Dataset rows start

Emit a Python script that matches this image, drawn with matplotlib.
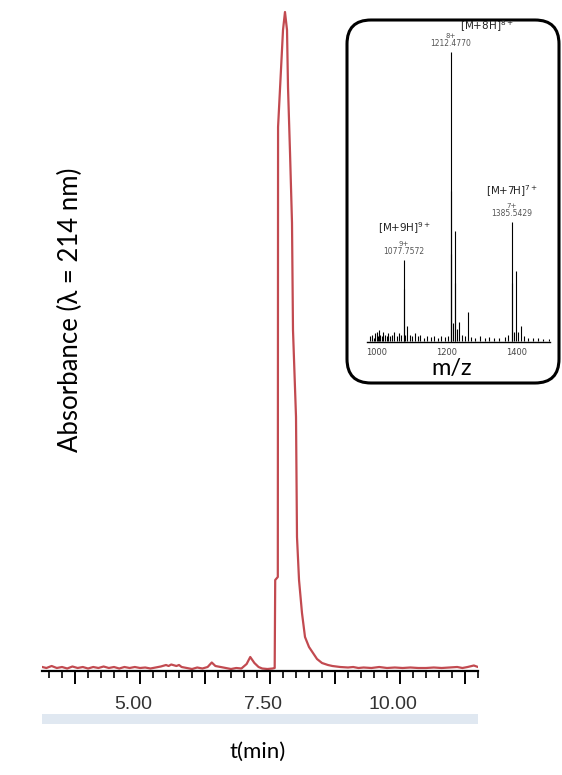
import matplotlib
matplotlib.use("Agg")
import matplotlib.pyplot as plt
import matplotlib.transforms as mtransforms
from matplotlib.patches import FancyBboxPatch, Rectangle
from matplotlib.ticker import MultipleLocator, FuncFormatter

# HPLC trace (time in min, absorbance in arbitrary units)
t_min = [3.12, 3.2, 3.3, 3.4, 3.5, 3.6, 3.7, 3.8, 3.9, 4.0, 4.1, 4.2, 4.3, 4.4,
         4.5, 4.6, 4.7, 4.8, 4.9, 5.0, 5.1, 5.2, 5.3, 5.4, 5.5, 5.55, 5.6, 5.7,
         5.75, 5.8, 5.9, 6.0, 6.1, 6.2, 6.3, 6.38, 6.45, 6.55, 6.65, 6.75, 6.85,
         6.95, 7.05, 7.12, 7.2, 7.28, 7.35, 7.45, 7.55, 7.59, 7.6, 7.65, 7.655,
         7.75, 7.788, 7.827, 7.846, 7.885, 7.923, 7.942, 8.0, 8.019, 8.058,
         8.115, 8.173, 8.25, 8.327, 8.404, 8.5, 8.615, 8.7, 8.85, 9.0, 9.1, 9.2,
         9.3, 9.45, 9.6, 9.75, 9.9, 10.05, 10.2, 10.35, 10.5, 10.65, 10.8,
         10.95, 11.1, 11.2, 11.3, 11.42, 11.5]
absorb = [2, 1, 3, 1, 2, 0.5, 2.5, 1, 2, 0.5, 2, 1, 2.5, 1,
          2, 0.5, 2, 1, 2, 1, 1.5, 0.5, 1.5, 2.5, 4, 3, 4.5, 3,
          4, 2, 1, 0, 1.5, 0.5, 2, 6.5, 3, 2, 1, 0, 1,
          0.5, 5, 12, 6, 2, 0.5, 0, 0.5, 1, 89, 92, 542,
          639, 657, 639, 582, 516, 446, 339, 252, 132, 89,
          56, 32, 22, 16, 10, 6, 4, 3, 2, 1.5, 2, 1,
          1.5, 1, 2, 1, 1.5, 1, 1.5, 1, 1, 1.5, 1,
          1.5, 2, 1, 2, 3.5, 2]

# ESI-MS spectrum (m/z, relative intensity %)
mz = [982, 988, 993, 997, 1001, 1004, 1008, 1012, 1016, 1020, 1025, 1030,
      1035, 1040, 1046, 1052, 1058, 1064, 1070, 1077.76, 1078.4, 1083, 1089,
      1095, 1102, 1110, 1118, 1126, 1135, 1145, 1155, 1165, 1175, 1185, 1195,
      1203, 1212.48, 1213.0, 1213.5, 1218, 1224, 1225, 1230, 1236, 1245, 1252,
      1260, 1270, 1282, 1295, 1308, 1320, 1335, 1350, 1365, 1375, 1385.54,
      1386.2, 1391, 1397, 1403, 1411, 1420, 1432, 1445, 1460, 1475, 1490]
intensity = [1.5, 2, 1, 2.5, 3, 1.5, 3.5, 2, 1.5, 3, 2, 1.5,
             2.5, 1.5, 2, 3, 1.5, 2.5, 2, 28, 18, 2, 5,
             2, 1.5, 2.5, 1.5, 2, 1, 1.5, 1.2, 1.5, 1, 1.5, 1.2,
             1.5, 100, 52, 30, 6, 38, 20, 4, 6.5, 2, 1.5,
             10, 1.2, 1, 1.5, 1, 1.2, 0.8, 1, 1.2, 2, 41,
             20, 3, 24, 3, 5, 1.5, 1, 0.8, 1, 0.6, 0.5]

ion_labels = ["[M+9H]$^{9+}$", "[M+8H]$^{8+}$", "[M+7H]$^{7+}$"]
charges = ["9+", "8+", "7+"]
ion_mz = ["1077.7572", "1212.4770", "1385.5429"]

fig = plt.figure(figsize=(5.62, 7.75), dpi=100)

# main chromatogram
ax = fig.add_axes([42 / 562, 1 - 671 / 775, 436 / 562, 671 / 775])
ax.plot(t_min, absorb, color="#c24a50", lw=1.6)
ax.set_xlim(3.115, 11.5)
ax.set_ylim(-2, 669)
for s in ["top", "left", "right"]:
    ax.spines[s].set_visible(False)
ax.spines["bottom"].set_linewidth(1.6)
ax.set_yticks([])
ax.xaxis.set_major_locator(MultipleLocator(1.25))
ax.xaxis.set_minor_locator(MultipleLocator(0.25))
ax.xaxis.set_major_formatter(FuncFormatter(
    lambda v, p: f"{v:.2f}" if 4.9 < v < 10.1 and abs(v / 2.5 - round(v / 2.5)) < 1e-6 else ""))
ax.tick_params(axis="x", which="major", direction="out", length=9, width=1.4,
               pad=9, labelsize=14, labelcolor="#333333")
ax.tick_params(axis="x", which="minor", direction="out", length=5, width=1.2)
shift = mtransforms.ScaledTranslation(-7 / 100, 0, fig.dpi_scale_trans)
for lbl in ax.get_xticklabels():
    lbl.set_fontfamily("Liberation Sans")
    lbl.set_transform(lbl.get_transform() + shift)

# light band under the tick labels
fig.add_artist(Rectangle((42 / 562, 1 - 724 / 775), 436 / 562, 10 / 775,
                         transform=fig.transFigure, color="#e0e8f1", lw=0))

fig.text(70 / 562, 1 - 310 / 775, "Absorbance (\u03bb = 214 nm)", rotation=90,
         ha="center", va="center", fontsize=18.5, family="Lato")
fig.text(258 / 562, 1 - 752 / 775, "t(min)", ha="center", va="center",
         fontsize=16, family="Lato")

# inset frame
box = FancyBboxPatch((3.47, 3.92), 2.12, 3.63, boxstyle="round,pad=0,rounding_size=0.24",
                     transform=fig.dpi_scale_trans, fc="white", ec="black", lw=2.2)
fig.add_artist(box)

ins = fig.add_axes([367 / 562, 1 - 342 / 775, 183 / 562, 297 / 775], zorder=3)
ins.patch.set_alpha(0)
ins.vlines(mz, 0, intensity, color="black", lw=0.8)
ins.set_xlim(974, 1494)
ins.set_ylim(-0.5, 102.5)
for s in ["top", "left", "right"]:
    ins.spines[s].set_visible(False)
ins.spines["bottom"].set_linewidth(1.0)
ins.set_yticks([])
ins.set_xticks([1000, 1200, 1400])
ins.tick_params(axis="x", length=0, pad=4, labelsize=6, labelcolor="#444444")

ann_pos = [(1077.76, 28), (1212.48, 100), (1385.54, 41)]
for (x, y), z, m in zip(ann_pos, charges, ion_mz):
    ins.annotate(m, (x, y), xytext=(0, 3), textcoords="offset points",
                 ha="center", va="bottom", fontsize=5.5, color="#555555")
    ins.annotate(z, (x, y), xytext=(0, 9.5), textcoords="offset points",
                 ha="center", va="bottom", fontsize=5, color="#555555")
ins.annotate(ion_labels[0], ann_pos[0], xytext=(1, 17), textcoords="offset points",
             ha="center", va="bottom", fontsize=7.5, color="#222222")
ins.annotate(ion_labels[1], ann_pos[1], xytext=(26, 13), textcoords="offset points",
             ha="center", va="bottom", fontsize=7.5, color="#222222")
ins.annotate(ion_labels[2], ann_pos[2], xytext=(0, 17), textcoords="offset points",
             ha="center", va="bottom", fontsize=7.5, color="#222222")

fig.text(452 / 562, 1 - 369 / 775, "m/z", ha="center", va="center",
         fontsize=17, family="Lato")

fig.savefig("out.png", dpi=100)
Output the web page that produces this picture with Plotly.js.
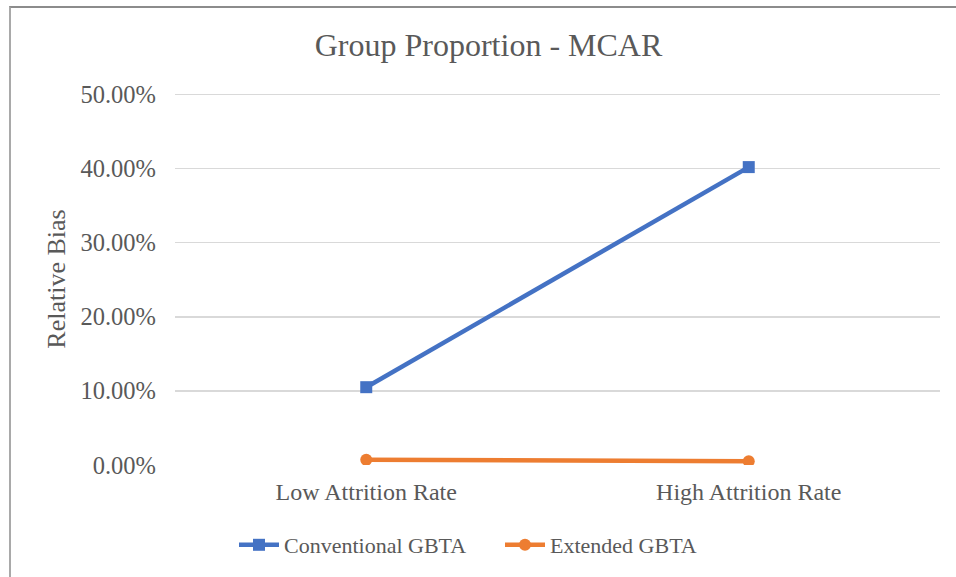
<!DOCTYPE html>
<html>
<head>
<meta charset="utf-8">
<script src="https://cdn.plot.ly/plotly-3.0.1.min.js"></script>
<style>
  html, body { margin: 0; padding: 0; background: #fff; }
  #wrap { position: relative; width: 956px; height: 577px; overflow: hidden; }
  #chart { width: 956px; height: 577px; }
  #frame {
    position: absolute; left: 9px; top: 6px; width: 1000px; height: 700px;
    border-left: 2px solid #a9a9a9; border-top: 2px solid #8c8c8c;
    pointer-events: none;
  }
</style>
</head>
<body>
<div id="wrap">
  <div id="chart"></div>
  <div id="frame"></div>
</div>
<script>
// Attrition scenarios on the category axis
const categories = ['Low Attrition Rate', 'High Attrition Rate'];
// Relative bias (as fractions) for each estimator
const conventionalGBTA = [0.105, 0.402];
const extendedGBTA = [0.007, 0.005];
const seriesNames = ['Conventional GBTA', 'Extended GBTA'];

const textColor = '#595959';
const serif = 'Liberation Serif';

const traces = [
  {
    x: categories, y: conventionalGBTA, name: seriesNames[0],
    type: 'scatter', mode: 'lines+markers',
    line: { color: '#4472C4', width: 4.5 },
    marker: { symbol: 'square', size: 12, color: '#4472C4' }
  },
  {
    x: categories, y: extendedGBTA, name: seriesNames[1],
    type: 'scatter', mode: 'lines+markers',
    line: { color: '#ED7D31', width: 4.5 },
    marker: { symbol: 'circle', size: 12, color: '#ED7D31' }
  }
];

const layout = {
  width: 956, height: 577,
  paper_bgcolor: '#fff', plot_bgcolor: '#fff',
  margin: { l: 175, r: 16, t: 92.5, b: 112 },
  font: { family: serif, color: textColor, size: 22 },
  title: {
    text: 'Group Proportion - MCAR',
    font: { family: serif, size: 32, color: textColor },
    x: 0.511, xanchor: 'center', xref: 'container',
    y: 1 - 45 / 577, yanchor: 'middle', yref: 'container'
  },
  xaxis: {
    type: 'category', range: [-0.5, 1.5],
    showgrid: false, zeroline: false, showline: false, ticks: '',
    tickfont: { family: serif, size: 24, color: textColor },
    ticklabelstandoff: 10, fixedrange: true
  },
  yaxis: {
    range: [0, 0.502], dtick: 0.1, tick0: 0, tickformat: '.2%',
    showgrid: true, gridcolor: '#d9d9d9', gridwidth: 1.5,
    zeroline: false, showline: false, ticks: '',
    tickfont: { family: serif, size: 24.5, color: textColor },
    ticklabelstandoff: 18,
    title: { text: 'Relative Bias', font: { family: serif, size: 26, color: textColor }, standoff: 7 },
    fixedrange: true
  },
  showlegend: true,
  legend: {
    orientation: 'h', xref: 'container', yref: 'container',
    x: 234 / 956, xanchor: 'left', y: 1 - 545 / 577, yanchor: 'middle',
    font: { family: serif, size: 22, color: textColor },
    entrywidth: 211, entrywidthmode: 'pixels',
    itemwidth: 40, traceorder: 'normal'
  }
};

Plotly.newPlot('chart', traces, layout, { staticPlot: true, displayModeBar: false });
</script>
</body>
</html>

Dataset rows end

Starting at the first line of the records above, set down each line exactly through the one that holds "from matplotlib.ticker import". Omit pictures.

Emit a Python script that matches this image, drawn with matplotlib.
import matplotlib
matplotlib.use("Agg")
import matplotlib.pyplot as plt
import matplotlib.transforms as mtransforms
from matplotlib.patches import FancyBboxPatch, Rectangle
from matplotlib.ticker import MultipleLocator, FuncFormatter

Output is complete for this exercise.